Maurits Basin Wrote:Rumor whispers of a titanic struggle between legendary beings wielding now-forgotten magics beneath a frigid sky, amid vast sheets of snow. The glaciers where the battle took place, and even the frozen bedrock below, were torn asunder, hurled outward, by the force of devastating spells, and the very fabric of the world around them was strained and twisted by the power unleashed there. Now, long after the battle, some say snow and sleet still fall ceaselessly around the basin thus torn open by magic power; some say volcanic vents rise from the earth beneath, burning hot enough to melt even hail in mid-air as it falls.
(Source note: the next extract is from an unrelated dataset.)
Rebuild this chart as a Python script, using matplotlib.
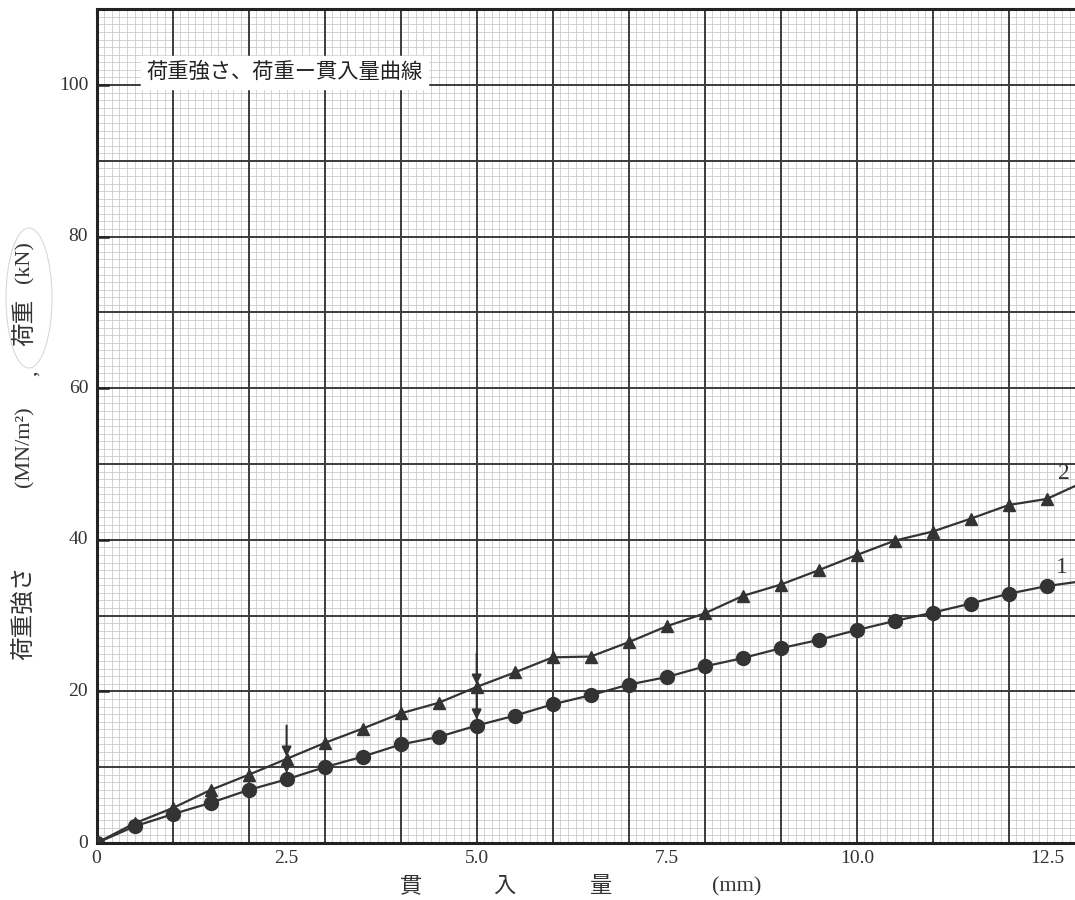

It may be that both are true - that the residue of the two great powers and their meeting still do battle across the basin and its walls, leaving power of another kind behind - for there are tales of a river that flows around the basin without beginning and without end, forever rushing downhill in an eternal circle, impossible in any other part of the world. The river is said moreover to overflow its banks in time with the sun's yearly cycle, annually reclaiming rich volcanic soil from the snow, and thereby to turn the icy basin where the battle raged into one of the most-fertile lands of the south. The tales of this place might never have spread nor ever been believed were it not for the astonishing drawings of the river made by the famed and ingenius explorer Maurits Cornelis, for whom and for whose work the basin now is named.
and
Tempest Atoll Wrote:Alone amid the trackless sea, the ancient coral and seaweed forest of Tempest Atoll forms a choppy ring, white with the froth of waves during the region's many storms, that has grown into legend as a graveyard for wayward ships. Navigating its wide expanse, passing in and out of the circle, demands the same care and deliberate pace as among the oldest and thickest of better-charted coral reefs and shoals, but if a boat once finds safe anchor within the central lagoon, shielded from the worst of the sea's wrath by coral and seaweed on all sides, and shielded from would-be attackers by the surrounding reef and the choppy, unpredictable seas themselves, it will find the interior of the atoll a safer haven than almost any shore so long as it remains there, as if in the eye of the tempest. Of the hulls of unlucky ships that foundered here, blown onto the coral by storm winds, how many have been looted is hard to know without actually sailing in and exploring them. Perhaps some retain their treasures in their holds - or perhaps some retain other mementos of the legend: Perhaps undying victims, or perhaps the ancient curse that raised them after running their storm-tossed ship aground upon the edge of the shoreless atoll.